Major League Soccer (MLS) hopes fans come to its new online fantasy soccer game for kicks and turn into even bigger lovers of the global sport.
MLS and partner Big Lead Sports are increasing marketing for the newly launched “Pro Soccer Picks” — which asks players to select winners or who will score goals in each day’s matchups — in the run-up to the MLS Cup final on Nov. 21.
The new game is more modest than its previous efforts at a traditional fantasy game, a typically time-consuming affair of drafting teams, following statistics and making trades. Major League Baseball, ESPN and others have introduced similar simpler games in recent years.
The idea is to build a consumer affinity for the sport that will ultimately translate to a more loyal and financially supportive fan base, said Chris Schlosser, MLS director of digital strategy.
Financial terms of the one-year deal were not disclosed, but MLS officials are viewing it as a start with more fantasy games planned before next year’s season.
Fantasy sports took a huge leap in the late 1990s as the Internet made sports results more widely available and sites like Yahoo began to host fantasy sports leagues.

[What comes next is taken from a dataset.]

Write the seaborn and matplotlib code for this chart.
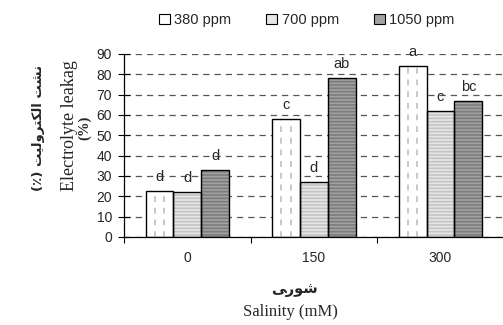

There are now about 30 million fantasy sports players in the US and Canada, according to the Fantasy Sports Trade Association, generating annual revenue of about US$1 billion.
The potential user market for fantasy soccer games is in the millions, said Chris Russo, chairman of Big Lead Sports’ parent company Fantasy Sports Ventures.

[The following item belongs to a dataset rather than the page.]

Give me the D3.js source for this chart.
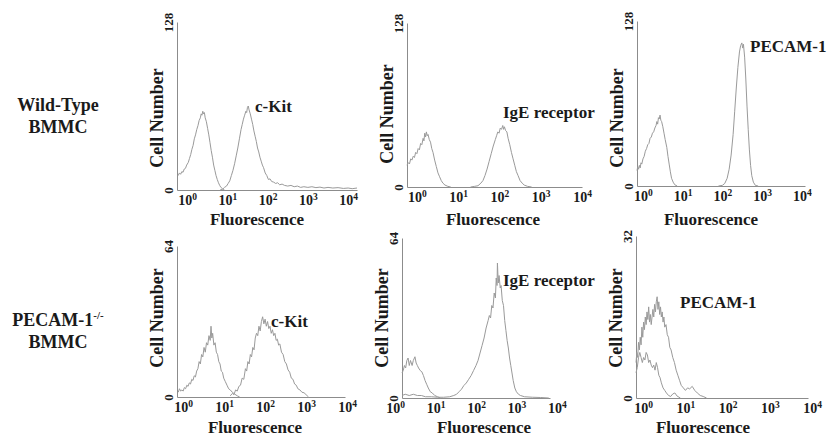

MLS created its free online game around real MLS and English Premier League games as a way to appeal to US and Canadian soccer fans year round.

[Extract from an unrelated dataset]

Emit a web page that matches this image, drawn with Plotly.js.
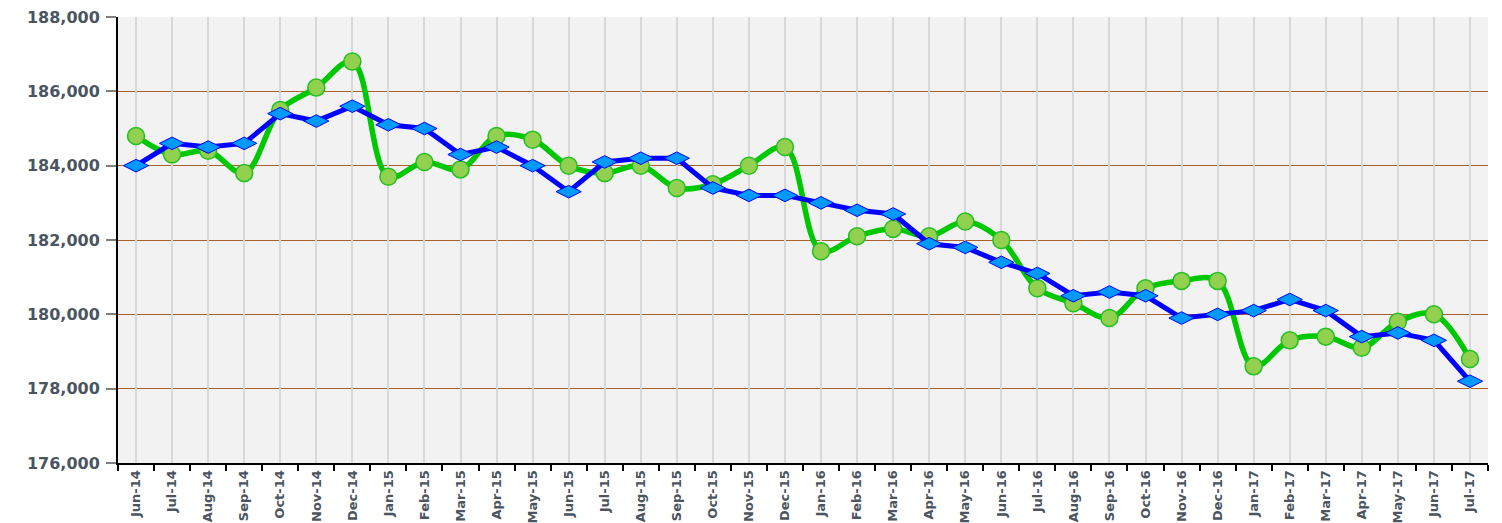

Next season will be MLS’s 16th season and its ultimate financial success will depend on strengthening ties with fans and fantasy games are one way to do that.
The appeal of the new MLS game is its simplicity, a growing trend in the online game world as a way to lure casual fans who don’t want to spend hours every week on the more time-consuming traditional games.
Most fans think of fantasy sports as drafting a team of actual players, whose game-play and statistics then help determine a fantasy team’s performance.
MLS hopes the new game fares better than the more traditional versions it previously offered, so it turned to Big Lead Sports, which ranks among the most popular online sports companies with monthly visitors to its 600 Web sites totaling more than 18 million.
“It’s really our first foray into fantasy soccer and we think it’s a pretty exciting opportunity because of the growth of soccer here in the US, but also over time the opportunity to tap into soccer all over the world,” Russo said.
He said the MLS game follows in the footsteps of such popular casual games as Major League Baseball’s “Beat the Streak” and ESPN’s “Streak for the Cash,” both of which require little time, but offer potential rewards.
MLB’s game, launched in 2001, asks fans to pick a player from that night’s baseball games in the hopes he gets a hit with the goal of eventually topping Joe DiMaggio’s record 56-game hitting streak. While prizes are awarded each year for the longest streak, no one has ever won the grand prize, which has grown to US$3.5 million.
ESPN’s game, which takes a similar approach to the MLS game across all sports, was launched in 2008 and has awarded about US$3.2 million in total prize money. More than 270 million picks have been made at the Walt Disney Co sports unit’s Web site, with soccer accounting for the second largest total at 51 million.